● **Work to do**:
Quote the whole listing word for word. Do not include the pictures.

* start *

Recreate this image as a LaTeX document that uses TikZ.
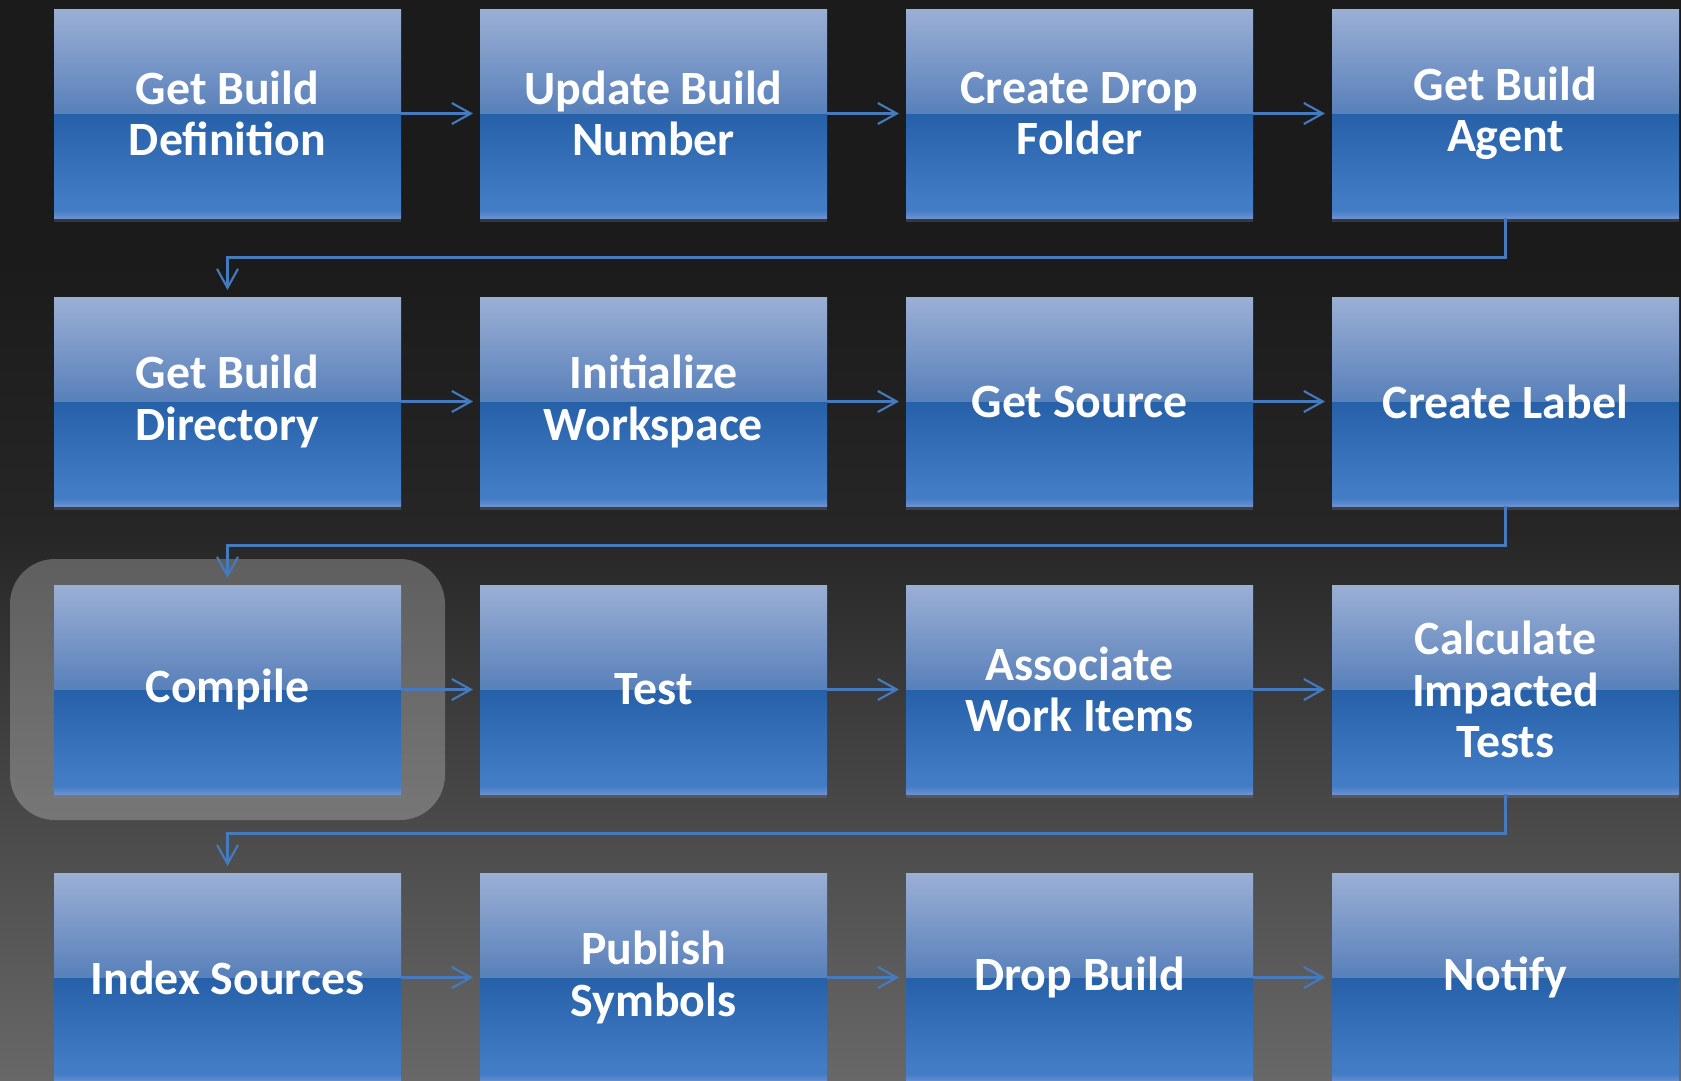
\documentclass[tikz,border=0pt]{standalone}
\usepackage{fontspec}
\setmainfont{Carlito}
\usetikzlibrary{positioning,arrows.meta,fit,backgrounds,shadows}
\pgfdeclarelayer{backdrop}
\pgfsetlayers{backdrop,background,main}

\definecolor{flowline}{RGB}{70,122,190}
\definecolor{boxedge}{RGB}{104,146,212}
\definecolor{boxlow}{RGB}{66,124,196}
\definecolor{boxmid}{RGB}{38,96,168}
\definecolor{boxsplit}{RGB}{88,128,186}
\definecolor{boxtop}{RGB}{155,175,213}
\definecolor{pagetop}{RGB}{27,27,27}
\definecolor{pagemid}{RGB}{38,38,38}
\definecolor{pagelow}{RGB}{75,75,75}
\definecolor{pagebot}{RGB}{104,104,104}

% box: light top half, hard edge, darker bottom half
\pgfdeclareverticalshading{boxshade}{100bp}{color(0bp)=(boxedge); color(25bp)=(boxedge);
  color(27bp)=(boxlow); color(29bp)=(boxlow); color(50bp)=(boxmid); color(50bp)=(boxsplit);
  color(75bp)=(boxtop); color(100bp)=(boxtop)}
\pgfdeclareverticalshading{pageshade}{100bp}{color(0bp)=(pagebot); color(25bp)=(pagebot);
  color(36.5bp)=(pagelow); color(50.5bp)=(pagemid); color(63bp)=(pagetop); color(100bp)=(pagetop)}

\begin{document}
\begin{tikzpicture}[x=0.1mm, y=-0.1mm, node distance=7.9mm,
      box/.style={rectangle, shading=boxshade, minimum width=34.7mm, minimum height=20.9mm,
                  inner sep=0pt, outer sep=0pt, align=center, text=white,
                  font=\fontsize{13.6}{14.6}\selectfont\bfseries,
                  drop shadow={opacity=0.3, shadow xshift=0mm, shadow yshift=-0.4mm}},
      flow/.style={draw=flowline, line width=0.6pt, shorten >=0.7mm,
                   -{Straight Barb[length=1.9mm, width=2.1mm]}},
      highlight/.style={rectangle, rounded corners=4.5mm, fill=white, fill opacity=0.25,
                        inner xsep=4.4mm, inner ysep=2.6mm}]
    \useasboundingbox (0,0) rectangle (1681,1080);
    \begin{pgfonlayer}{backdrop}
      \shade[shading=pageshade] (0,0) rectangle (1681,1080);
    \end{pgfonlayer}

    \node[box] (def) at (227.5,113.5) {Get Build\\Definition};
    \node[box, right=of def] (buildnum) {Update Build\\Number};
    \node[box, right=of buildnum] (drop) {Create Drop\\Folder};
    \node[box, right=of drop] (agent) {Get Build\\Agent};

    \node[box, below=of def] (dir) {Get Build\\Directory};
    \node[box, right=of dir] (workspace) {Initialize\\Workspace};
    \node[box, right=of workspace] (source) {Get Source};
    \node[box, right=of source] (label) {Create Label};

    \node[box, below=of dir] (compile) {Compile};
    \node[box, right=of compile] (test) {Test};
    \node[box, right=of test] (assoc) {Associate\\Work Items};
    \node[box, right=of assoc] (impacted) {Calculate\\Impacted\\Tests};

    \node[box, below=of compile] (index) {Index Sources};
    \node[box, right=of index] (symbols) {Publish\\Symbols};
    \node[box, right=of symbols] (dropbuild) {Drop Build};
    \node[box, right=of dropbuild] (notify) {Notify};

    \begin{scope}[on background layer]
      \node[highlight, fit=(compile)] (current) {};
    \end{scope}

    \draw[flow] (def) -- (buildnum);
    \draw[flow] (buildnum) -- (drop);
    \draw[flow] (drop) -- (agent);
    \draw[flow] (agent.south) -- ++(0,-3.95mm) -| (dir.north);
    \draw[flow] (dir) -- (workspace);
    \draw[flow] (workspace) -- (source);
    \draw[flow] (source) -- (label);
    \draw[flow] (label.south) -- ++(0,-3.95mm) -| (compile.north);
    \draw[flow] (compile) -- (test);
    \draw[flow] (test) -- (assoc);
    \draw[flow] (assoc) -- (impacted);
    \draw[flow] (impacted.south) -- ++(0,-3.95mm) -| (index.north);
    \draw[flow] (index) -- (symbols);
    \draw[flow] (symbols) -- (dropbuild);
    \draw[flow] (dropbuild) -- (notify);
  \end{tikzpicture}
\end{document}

* end *

● **Response to this exercise**:
Recreate this image as a LaTeX document that uses TikZ.
\documentclass[tikz,border=0pt]{standalone}
\usepackage{fontspec}
\setmainfont{Carlito}
\usetikzlibrary{positioning,arrows.meta,fit,backgrounds,shadows}
\pgfdeclarelayer{backdrop}
\pgfsetlayers{backdrop,background,main}

\definecolor{flowline}{RGB}{70,122,190}
\definecolor{boxedge}{RGB}{104,146,212}
\definecolor{boxlow}{RGB}{66,124,196}
\definecolor{boxmid}{RGB}{38,96,168}
\definecolor{boxsplit}{RGB}{88,128,186}
\definecolor{boxtop}{RGB}{155,175,213}
\definecolor{pagetop}{RGB}{27,27,27}
\definecolor{pagemid}{RGB}{38,38,38}
\definecolor{pagelow}{RGB}{75,75,75}
\definecolor{pagebot}{RGB}{104,104,104}

% box: light top half, hard edge, darker bottom half
\pgfdeclareverticalshading{boxshade}{100bp}{color(0bp)=(boxedge); color(25bp)=(boxedge);
  color(27bp)=(boxlow); color(29bp)=(boxlow); color(50bp)=(boxmid); color(50bp)=(boxsplit);
  color(75bp)=(boxtop); color(100bp)=(boxtop)}
\pgfdeclareverticalshading{pageshade}{100bp}{color(0bp)=(pagebot); color(25bp)=(pagebot);
  color(36.5bp)=(pagelow); color(50.5bp)=(pagemid); color(63bp)=(pagetop); color(100bp)=(pagetop)}

\begin{document}
\begin{tikzpicture}[x=0.1mm, y=-0.1mm, node distance=7.9mm,
      box/.style={rectangle, shading=boxshade, minimum width=34.7mm, minimum height=20.9mm,
                  inner sep=0pt, outer sep=0pt, align=center, text=white,
                  font=\fontsize{13.6}{14.6}\selectfont\bfseries,
                  drop shadow={opacity=0.3, shadow xshift=0mm, shadow yshift=-0.4mm}},
      flow/.style={draw=flowline, line width=0.6pt, shorten >=0.7mm,
                   -{Straight Barb[length=1.9mm, width=2.1mm]}},
      highlight/.style={rectangle, rounded corners=4.5mm, fill=white, fill opacity=0.25,
                        inner xsep=4.4mm, inner ysep=2.6mm}]
    \useasboundingbox (0,0) rectangle (1681,1080);
    \begin{pgfonlayer}{backdrop}
      \shade[shading=pageshade] (0,0) rectangle (1681,1080);
    \end{pgfonlayer}

    \node[box] (def) at (227.5,113.5) {Get Build\\Definition};
    \node[box, right=of def] (buildnum) {Update Build\\Number};
    \node[box, right=of buildnum] (drop) {Create Drop\\Folder};
    \node[box, right=of drop] (agent) {Get Build\\Agent};

    \node[box, below=of def] (dir) {Get Build\\Directory};
    \node[box, right=of dir] (workspace) {Initialize\\Workspace};
    \node[box, right=of workspace] (source) {Get Source};
    \node[box, right=of source] (label) {Create Label};

    \node[box, below=of dir] (compile) {Compile};
    \node[box, right=of compile] (test) {Test};
    \node[box, right=of test] (assoc) {Associate\\Work Items};
    \node[box, right=of assoc] (impacted) {Calculate\\Impacted\\Tests};

    \node[box, below=of compile] (index) {Index Sources};
    \node[box, right=of index] (symbols) {Publish\\Symbols};
    \node[box, right=of symbols] (dropbuild) {Drop Build};
    \node[box, right=of dropbuild] (notify) {Notify};

    \begin{scope}[on background layer]
      \node[highlight, fit=(compile)] (current) {};
    \end{scope}

    \draw[flow] (def) -- (buildnum);
    \draw[flow] (buildnum) -- (drop);
    \draw[flow] (drop) -- (agent);
    \draw[flow] (agent.south) -- ++(0,-3.95mm) -| (dir.north);
    \draw[flow] (dir) -- (workspace);
    \draw[flow] (workspace) -- (source);
    \draw[flow] (source) -- (label);
    \draw[flow] (label.south) -- ++(0,-3.95mm) -| (compile.north);
    \draw[flow] (compile) -- (test);
    \draw[flow] (test) -- (assoc);
    \draw[flow] (assoc) -- (impacted);
    \draw[flow] (impacted.south) -- ++(0,-3.95mm) -| (index.north);
    \draw[flow] (index) -- (symbols);
    \draw[flow] (symbols) -- (dropbuild);
    \draw[flow] (dropbuild) -- (notify);
  \end{tikzpicture}
\end{document}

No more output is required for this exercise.